- YOUR GOAL -
Your job is to retype all of the data word for word, leaving every image out.

- SUPPLIED DATA -
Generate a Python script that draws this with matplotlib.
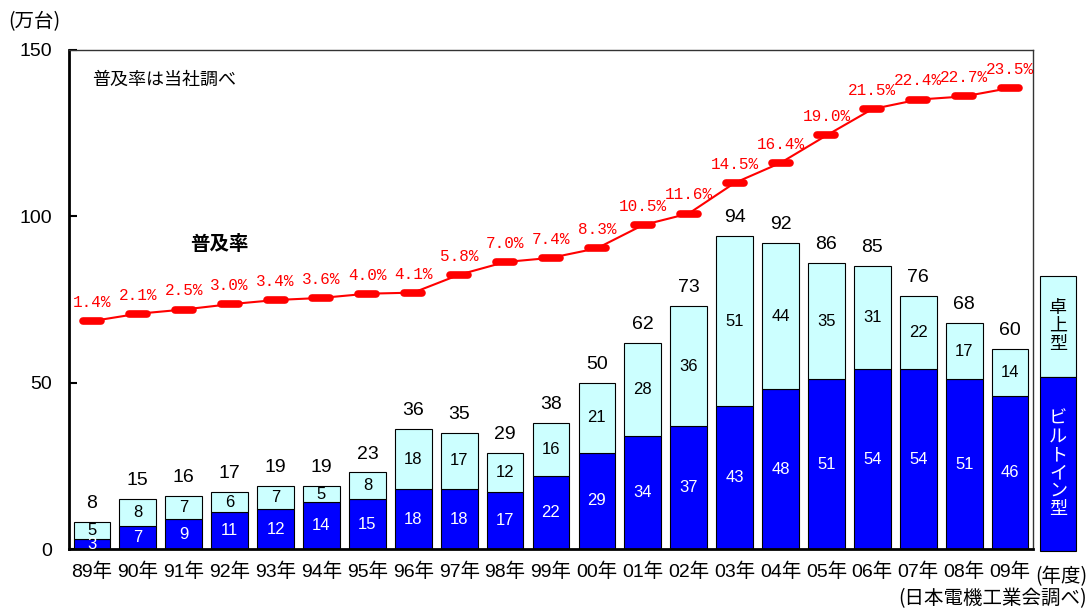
import matplotlib
matplotlib.use("Agg")
import matplotlib.pyplot as plt
from matplotlib.markers import MarkerStyle
from matplotlib.patches import Rectangle
import numpy as np

years = ["89年", "90年", "91年", "92年", "93年", "94年", "95年", "96年", "97年", "98年",
         "99年", "00年", "01年", "02年", "03年", "04年", "05年", "06年", "07年", "08年", "09年"]
builtin = [3, 7, 9, 11, 12, 14, 15, 18, 18, 17, 22, 29, 34, 37, 43, 48, 51, 54, 54, 51, 46]
desktop = [5, 8, 7, 6, 7, 5, 8, 18, 17, 12, 16, 21, 28, 36, 51, 44, 35, 31, 22, 17, 14]
rate = [1.4, 2.1, 2.5, 3.0, 3.4, 3.6, 4.0, 4.1, 5.8, 7.0, 7.4, 8.3, 10.5, 11.6, 14.5,
        16.4, 19.0, 21.5, 22.4, 22.7, 23.5]
yticks = [0, 50, 100, 150]

JP = ["Noto Sans CJK JP", "DejaVu Sans"]
NUM = ["Liberation Sans", "Noto Sans CJK JP", "DejaVu Sans"]
plt.rcParams['font.family'] = JP

BLUE = "#0000FF"
CYAN = "#CCFFFF"
RED = "#FF0000"

fig = plt.figure(figsize=(10.89, 6.10), dpi=100)
ax = fig.add_axes([69/1089, 1-549/610, (1033-69)/1089, (549-50)/610])

x = np.arange(len(years))
ax.bar(x, builtin, width=0.8, color=BLUE, edgecolor="black", linewidth=0.8, zorder=2)
ax.bar(x, desktop, bottom=builtin, width=0.8, color=CYAN, edgecolor="black", linewidth=0.8, zorder=2)

for i in range(len(years)):
    b, d = builtin[i], desktop[i]
    ax.text(x[i], b/2, str(b), ha="center", va="center", color="white", fontsize=12, family=NUM, zorder=3)
    ax.text(x[i], b + d/2, str(d), ha="center", va="center", color="black", fontsize=12, family=NUM, zorder=3)
    ax.text(x[i], b + d + 3, str(b + d), ha="center", va="bottom", color="black", fontsize=14, family=NUM, zorder=3)

ax.set_xlim(-0.5, len(years) - 0.5)
ax.set_ylim(0, 150)
ax.set_yticks(yticks)
ax.set_yticklabels([str(v) for v in yticks], family=NUM, fontsize=14)
ax.set_xticks(x)
ax.set_xticklabels(years, family=NUM, fontsize=14)
ax.tick_params(axis="x", length=0, pad=10)
ax.tick_params(axis="y", direction="in", length=6, width=1.5, pad=12)
for s in ["left", "bottom"]:
    ax.spines[s].set_linewidth(2)
for s in ["top", "right"]:
    ax.spines[s].set_linewidth(1)
    ax.spines[s].set_color("#333333")

ax2 = ax.twinx()
ax2.set_ylim(-20.2, 27.1)
ax2.axis("off")
ms = MarkerStyle("_", capstyle="round")
ax2.plot(x, rate, color=RED, lw=1.5, marker=ms, markersize=13, markeredgewidth=5.5,
         markeredgecolor=RED, zorder=4)
for i, r in enumerate(rate):
    ax2.annotate(f"{r:.1f}%", (x[i], r), xytext=(0, 8), textcoords="offset points",
                 ha="center", va="bottom", color=RED, fontsize=11.5,
                 family=["Liberation Mono", "DejaVu Sans Mono"])

fig.text(92/1089, 1-80/610, "普及率は当社調べ", fontsize=13, va="center", ha="left")
fig.text(190/1089, 1-245/610, "普及率", fontsize=14, fontweight="bold", va="center", ha="left")
fig.text(8/1089, 1-22/610, "(万台)", fontsize=14, va="center", ha="left")
fig.text(1087/1089, 1-577/610, "(年度)", fontsize=14, va="center", ha="right")
fig.text(1087/1089, 1-599/610, "(日本電機工業会調べ)", fontsize=14, va="center", ha="right")

# legend box
fig.patches.append(Rectangle((1040/1089, 1-377/610), 36/1089, 101/610, transform=fig.transFigure,
                             facecolor=CYAN, edgecolor="black", linewidth=0.8))
fig.patches.append(Rectangle((1040/1089, 1-551/610), 36/1089, 174/610, transform=fig.transFigure,
                             facecolor=BLUE, edgecolor="black", linewidth=0.8))
fig.text(1058/1089, 1-326/610, "\n".join("卓上型"), fontsize=13, va="center", ha="center",
         color="black", linespacing=1.0)
fig.text(1058/1089, 1-464/610, "\n".join("ビルトイン型"), fontsize=13, va="center", ha="center",
         color="white", linespacing=1.0)

fig.savefig("out.png", dpi=100)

- EXPECTED ANSWER -
Generate a Python script that draws this with matplotlib.
import matplotlib
matplotlib.use("Agg")
import matplotlib.pyplot as plt
from matplotlib.markers import MarkerStyle
from matplotlib.patches import Rectangle
import numpy as np

years = ["89年", "90年", "91年", "92年", "93年", "94年", "95年", "96年", "97年", "98年",
         "99年", "00年", "01年", "02年", "03年", "04年", "05年", "06年", "07年", "08年", "09年"]
builtin = [3, 7, 9, 11, 12, 14, 15, 18, 18, 17, 22, 29, 34, 37, 43, 48, 51, 54, 54, 51, 46]
desktop = [5, 8, 7, 6, 7, 5, 8, 18, 17, 12, 16, 21, 28, 36, 51, 44, 35, 31, 22, 17, 14]
rate = [1.4, 2.1, 2.5, 3.0, 3.4, 3.6, 4.0, 4.1, 5.8, 7.0, 7.4, 8.3, 10.5, 11.6, 14.5,
        16.4, 19.0, 21.5, 22.4, 22.7, 23.5]
yticks = [0, 50, 100, 150]

JP = ["Noto Sans CJK JP", "DejaVu Sans"]
NUM = ["Liberation Sans", "Noto Sans CJK JP", "DejaVu Sans"]
plt.rcParams['font.family'] = JP

BLUE = "#0000FF"
CYAN = "#CCFFFF"
RED = "#FF0000"

fig = plt.figure(figsize=(10.89, 6.10), dpi=100)
ax = fig.add_axes([69/1089, 1-549/610, (1033-69)/1089, (549-50)/610])

x = np.arange(len(years))
ax.bar(x, builtin, width=0.8, color=BLUE, edgecolor="black", linewidth=0.8, zorder=2)
ax.bar(x, desktop, bottom=builtin, width=0.8, color=CYAN, edgecolor="black", linewidth=0.8, zorder=2)

for i in range(len(years)):
    b, d = builtin[i], desktop[i]
    ax.text(x[i], b/2, str(b), ha="center", va="center", color="white", fontsize=12, family=NUM, zorder=3)
    ax.text(x[i], b + d/2, str(d), ha="center", va="center", color="black", fontsize=12, family=NUM, zorder=3)
    ax.text(x[i], b + d + 3, str(b + d), ha="center", va="bottom", color="black", fontsize=14, family=NUM, zorder=3)

ax.set_xlim(-0.5, len(years) - 0.5)
ax.set_ylim(0, 150)
ax.set_yticks(yticks)
ax.set_yticklabels([str(v) for v in yticks], family=NUM, fontsize=14)
ax.set_xticks(x)
ax.set_xticklabels(years, family=NUM, fontsize=14)
ax.tick_params(axis="x", length=0, pad=10)
ax.tick_params(axis="y", direction="in", length=6, width=1.5, pad=12)
for s in ["left", "bottom"]:
    ax.spines[s].set_linewidth(2)
for s in ["top", "right"]:
    ax.spines[s].set_linewidth(1)
    ax.spines[s].set_color("#333333")

ax2 = ax.twinx()
ax2.set_ylim(-20.2, 27.1)
ax2.axis("off")
ms = MarkerStyle("_", capstyle="round")
ax2.plot(x, rate, color=RED, lw=1.5, marker=ms, markersize=13, markeredgewidth=5.5,
         markeredgecolor=RED, zorder=4)
for i, r in enumerate(rate):
    ax2.annotate(f"{r:.1f}%", (x[i], r), xytext=(0, 8), textcoords="offset points",
                 ha="center", va="bottom", color=RED, fontsize=11.5,
                 family=["Liberation Mono", "DejaVu Sans Mono"])

fig.text(92/1089, 1-80/610, "普及率は当社調べ", fontsize=13, va="center", ha="left")
fig.text(190/1089, 1-245/610, "普及率", fontsize=14, fontweight="bold", va="center", ha="left")
fig.text(8/1089, 1-22/610, "(万台)", fontsize=14, va="center", ha="left")
fig.text(1087/1089, 1-577/610, "(年度)", fontsize=14, va="center", ha="right")
fig.text(1087/1089, 1-599/610, "(日本電機工業会調べ)", fontsize=14, va="center", ha="right")

# legend box
fig.patches.append(Rectangle((1040/1089, 1-377/610), 36/1089, 101/610, transform=fig.transFigure,
                             facecolor=CYAN, edgecolor="black", linewidth=0.8))
fig.patches.append(Rectangle((1040/1089, 1-551/610), 36/1089, 174/610, transform=fig.transFigure,
                             facecolor=BLUE, edgecolor="black", linewidth=0.8))
fig.text(1058/1089, 1-326/610, "\n".join("卓上型"), fontsize=13, va="center", ha="center",
         color="black", linespacing=1.0)
fig.text(1058/1089, 1-464/610, "\n".join("ビルトイン型"), fontsize=13, va="center", ha="center",
         color="white", linespacing=1.0)

fig.savefig("out.png", dpi=100)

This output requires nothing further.